> WHAT YOU WILL DO: Output the first line of the listing and each line after it, up to and including the line that contains "0.065, 0.050, 0.038, 0.026, 0.015, 0.008, None]", exactly as written, minus the pictures.

··· DATASET EXTRACT ···

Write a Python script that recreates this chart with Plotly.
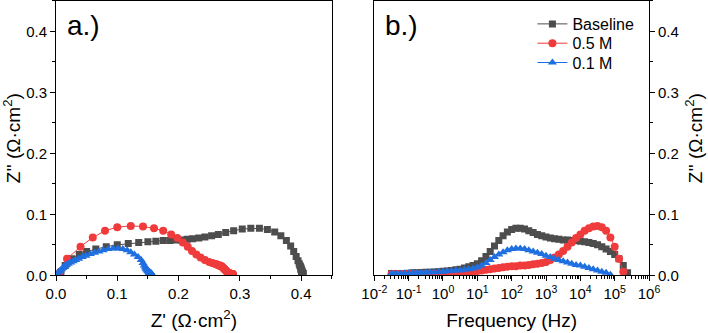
import plotly.graph_objects as go

# ---------------- data ----------------
series_names = ["Baseline", "0.5 M", "0.1 M"]
series_colors = ["#4d4d4d", "#ef3b3b", "#1f6fe0"]

# frequency (Hz), common to all series (high index = high frequency)
freq = [0.0316, 0.0422, 0.0562, 0.0750, 0.100, 0.133, 0.178, 0.237, 0.316, 0.422,
        0.562, 0.750, 1.00, 1.33, 1.78, 2.37, 3.16, 4.22, 5.62, 7.50,
        10.0, 13.3, 17.8, 23.7, 31.6, 42.2, 56.2, 75.0, 100, 133,
        178, 237, 316, 422, 562, 750, 1000, 1334, 1778, 2371,
        3162, 4217, 5623, 7499, 10000, 13335, 17783, 23714, 31623, 42170,
        56234, 74989, 100000, 133352, 177828, 237137, 316228]

# Z'' (Ohm cm2)
zim_base = [0.003, 0.003, 0.003, 0.003, 0.0035, 0.004, 0.004, 0.0045, 0.005, 0.005,
            0.0055, 0.006, 0.0065, 0.007, 0.008, 0.009, 0.010, 0.012, 0.014, 0.016,
            0.019, 0.024, 0.031, 0.039, 0.048, 0.057, 0.065, 0.071, 0.075, 0.077,
            0.077, 0.076, 0.073, 0.070, 0.067, 0.065, 0.063, 0.061, 0.060, 0.059,
            0.058, 0.058, 0.057, 0.057, 0.056, 0.055, 0.054, 0.052, 0.050, 0.047,
            0.043, 0.039, 0.034, 0.027, 0.016, 0.004, None]
zre_base = [0.403, 0.403, 0.403, 0.403, 0.402, 0.402, 0.402, 0.402, 0.402, 0.401,
            0.401, 0.401, 0.401, 0.401, 0.401, 0.400, 0.400, 0.400, 0.399, 0.398,
            0.397, 0.395, 0.392, 0.388, 0.383, 0.376, 0.367, 0.357, 0.345, 0.332,
            0.318, 0.304, 0.290, 0.277, 0.265, 0.254, 0.243, 0.233, 0.223, 0.214,
            0.205, 0.196, 0.186, 0.175, 0.163, 0.150, 0.135, 0.118, 0.100, 0.082,
            0.065, 0.050, 0.038, 0.026, 0.015, 0.008, None]

zim_05 = [0.002, 0.002, 0.002, 0.002, 0.002, 0.002, 0.002, 0.002, 0.002, 0.0025,
          0.0025, 0.0025, 0.0025, 0.003, 0.003, 0.0035, 0.004, 0.004, 0.005, 0.006,
          0.007, 0.008, 0.009, 0.010, 0.011, 0.012, 0.013, 0.014, 0.015, 0.015,
          0.016, 0.016, 0.017, 0.018, 0.019, 0.020, 0.022, 0.025, 0.029, 0.034,
          0.040, 0.047, 0.054, 0.061, 0.067, 0.073, 0.077, 0.080, 0.081, 0.079,
          0.073, 0.062, 0.047, 0.027, 0.006, None, None]
zre_05 = [0.289, 0.288, 0.288, 0.288, 0.287, 0.287, 0.287, 0.286, 0.286, 0.286,
          0.285, 0.285, 0.284, 0.284, 0.283, 0.282, 0.282, 0.281, 0.280, 0.279,
          0.278, 0.277, 0.276, 0.275, 0.274, 0.273, 0.272, 0.271, 0.270, 0.269,
          0.268, 0.266, 0.264, 0.262, 0.259, 0.255, 0.250, 0.243, 0.236, 0.229,
          0.222, 0.215, 0.207, 0.198, 0.188, 0.175, 0.160, 0.142, 0.122, 0.100,
          0.080, 0.060, 0.040, 0.018, 0.007, None, None]

zim_01 = [0.003, 0.003, 0.003, 0.0035, 0.0035, 0.004, 0.004, 0.004, 0.0045, 0.005,
          0.005, 0.0055, 0.006, 0.0065, 0.007, 0.008, 0.008, 0.009, 0.010, 0.011,
          0.013, 0.016, 0.020, 0.025, 0.030, 0.034, 0.038, 0.041, 0.043, 0.044,
          0.044, 0.043, 0.041, 0.039, 0.037, 0.035, 0.032, 0.030, 0.027, 0.025,
          0.023, 0.021, 0.019, 0.017, 0.016, 0.014, 0.012, 0.010, 0.008, 0.006,
          0.004, 0.001, None, None, None, None, None]
zre_01 = [0.156, 0.155, 0.155, 0.155, 0.154, 0.154, 0.154, 0.153, 0.153, 0.153,
          0.152, 0.152, 0.152, 0.151, 0.151, 0.150, 0.150, 0.149, 0.148, 0.147,
          0.146, 0.144, 0.142, 0.139, 0.134, 0.128, 0.122, 0.116, 0.109, 0.101,
          0.093, 0.085, 0.077, 0.070, 0.063, 0.056, 0.049, 0.043, 0.037, 0.032,
          0.028, 0.024, 0.020, 0.017, 0.015, 0.013, 0.011, 0.009, 0.007, 0.005,
          0.003, 0.001, None, None, None, None, None]

lin_ticks = [0.0, 0.1, 0.2, 0.3, 0.4]
lin_ticklabels = ["0.0", "0.1", "0.2", "0.3", "0.4"]
log_tickvals = [0.01, 0.1, 1, 10, 100, 1e3, 1e4, 1e5, 1e6]
log_ticklabels = ["10<sup>-2</sup>", "10<sup>-1</sup>", "10<sup>0</sup>", "10<sup>1</sup>",
                  "10<sup>2</sup>", "10<sup>3</sup>", "10<sup>4</sup>", "10<sup>5</sup>",
                  "10<sup>6</sup>"]

# ---------------- figure ----------------
FONT = "Arial, 'Liberation Sans', sans-serif"
symbols = ["square", "circle", "triangle-up"]
sizes = [7, 8, 8]
zims = [zim_base, zim_05, zim_01]
zres = [zre_base, zre_05, zre_01]
legend_ids = ["legend", "legend2", "legend3"]
legend_y = [0.928, 0.870, 0.812]

fig = go.Figure()
for name, col, sym, sz, zr, zi in zip(series_names, series_colors, symbols, sizes, zres, zims):
    fig.add_trace(go.Scatter(x=zr, y=zi, mode="lines+markers", name=name,
                             line=dict(color=col, width=1),
                             marker=dict(symbol=sym, size=sz, color=col, line=dict(width=0)),
                             xaxis="x", yaxis="y", showlegend=False))
for name, col, sym, sz, zi, lg in zip(series_names, series_colors, symbols, sizes, zims, legend_ids):
    fig.add_trace(go.Scatter(x=freq, y=zi, mode="lines+markers", name=name,
                             line=dict(color=col, width=1),
                             marker=dict(symbol=sym, size=sz, color=col, line=dict(width=0)),
                             xaxis="x2", yaxis="y2", showlegend=True, legend=lg))

common_axis = dict(showline=True, linecolor="black", linewidth=1, mirror=True,
                   ticks="outside", ticklen=5, tickwidth=1, tickcolor="black",
                   showgrid=False, zeroline=False, automargin=False,
                   tickfont=dict(family=FONT, size=15, color="black"))

minor_log = [m * 10 ** k for k in range(-2, 6) for m in range(2, 10)]
TITLE_FONT = dict(family=FONT, size=19, color="black")

legends = {}
for lg, ly in zip(legend_ids, legend_y):
    legends[lg] = dict(x=0.752, y=ly, xanchor="left", yanchor="middle",
                       bgcolor="rgba(0,0,0,0)", borderwidth=0,
                       font=dict(family=FONT, size=16, color="black"),
                       tracegroupgap=0, itemwidth=30)

fig.update_layout(
    width=708, height=333,
    margin=dict(l=0, r=0, t=0, b=0, autoexpand=False),
    paper_bgcolor="white", plot_bgcolor="white",
    font=dict(family=FONT, color="black"),
    xaxis=dict(domain=[0.0791, 0.4685], range=[0, 0.45], anchor="y",
               tickvals=lin_ticks, ticktext=lin_ticklabels,
               minor=dict(ticks="outside", ticklen=3, tickcolor="black", dtick=0.05, tick0=0),
               title=dict(text="Z' (Ω·cm<sup>2</sup>)", font=TITLE_FONT, standoff=12),
               **common_axis),
    yaxis=dict(domain=[0.1733, 0.997], range=[0, 0.45], anchor="x",
               tickvals=lin_ticks, ticktext=lin_ticklabels,
               minor=dict(ticks="outside", ticklen=3, tickcolor="black", dtick=0.05, tick0=0),
               title=dict(text="Z'' (Ω·cm<sup>2</sup>)", font=TITLE_FONT, standoff=4),
               **common_axis),
    xaxis2=dict(domain=[0.5287, 0.9167], type="log", range=[-2, 6], anchor="y2",
                tickvals=log_tickvals, ticktext=log_ticklabels,
                minor=dict(ticks="outside", ticklen=3, tickcolor="black", tickvals=minor_log),
                title=dict(text="Frequency (Hz)", font=TITLE_FONT, standoff=12),
                **common_axis),
    yaxis2=dict(domain=[0.1733, 0.997], range=[0, 0.45], anchor="x2", side="right",
                tickvals=lin_ticks, ticktext=lin_ticklabels,
                minor=dict(ticks="outside", ticklen=3, tickcolor="black", dtick=0.05, tick0=0),
                title=dict(text="Z'' (Ω·cm<sup>2</sup>)", font=TITLE_FONT, standoff=10),
                **common_axis),
    annotations=[
        dict(text="a.)", x=0.092, y=0.975, xref="paper", yref="paper",
             xanchor="left", yanchor="top", showarrow=False,
             font=dict(family=FONT, size=28, color="black")),
        dict(text="b.)", x=0.541, y=0.975, xref="paper", yref="paper",
             xanchor="left", yanchor="top", showarrow=False,
             font=dict(family=FONT, size=28, color="black")),
    ],
    **legends,
)

fig.write_html("out.html")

···

> RESULT OF THIS TASK:
Write a Python script that recreates this chart with Plotly.
import plotly.graph_objects as go

# ---------------- data ----------------
series_names = ["Baseline", "0.5 M", "0.1 M"]
series_colors = ["#4d4d4d", "#ef3b3b", "#1f6fe0"]

# frequency (Hz), common to all series (high index = high frequency)
freq = [0.0316, 0.0422, 0.0562, 0.0750, 0.100, 0.133, 0.178, 0.237, 0.316, 0.422,
        0.562, 0.750, 1.00, 1.33, 1.78, 2.37, 3.16, 4.22, 5.62, 7.50,
        10.0, 13.3, 17.8, 23.7, 31.6, 42.2, 56.2, 75.0, 100, 133,
        178, 237, 316, 422, 562, 750, 1000, 1334, 1778, 2371,
        3162, 4217, 5623, 7499, 10000, 13335, 17783, 23714, 31623, 42170,
        56234, 74989, 100000, 133352, 177828, 237137, 316228]

# Z'' (Ohm cm2)
zim_base = [0.003, 0.003, 0.003, 0.003, 0.0035, 0.004, 0.004, 0.0045, 0.005, 0.005,
            0.0055, 0.006, 0.0065, 0.007, 0.008, 0.009, 0.010, 0.012, 0.014, 0.016,
            0.019, 0.024, 0.031, 0.039, 0.048, 0.057, 0.065, 0.071, 0.075, 0.077,
            0.077, 0.076, 0.073, 0.070, 0.067, 0.065, 0.063, 0.061, 0.060, 0.059,
            0.058, 0.058, 0.057, 0.057, 0.056, 0.055, 0.054, 0.052, 0.050, 0.047,
            0.043, 0.039, 0.034, 0.027, 0.016, 0.004, None]
zre_base = [0.403, 0.403, 0.403, 0.403, 0.402, 0.402, 0.402, 0.402, 0.402, 0.401,
            0.401, 0.401, 0.401, 0.401, 0.401, 0.400, 0.400, 0.400, 0.399, 0.398,
            0.397, 0.395, 0.392, 0.388, 0.383, 0.376, 0.367, 0.357, 0.345, 0.332,
            0.318, 0.304, 0.290, 0.277, 0.265, 0.254, 0.243, 0.233, 0.223, 0.214,
            0.205, 0.196, 0.186, 0.175, 0.163, 0.150, 0.135, 0.118, 0.100, 0.082,
            0.065, 0.050, 0.038, 0.026, 0.015, 0.008, None]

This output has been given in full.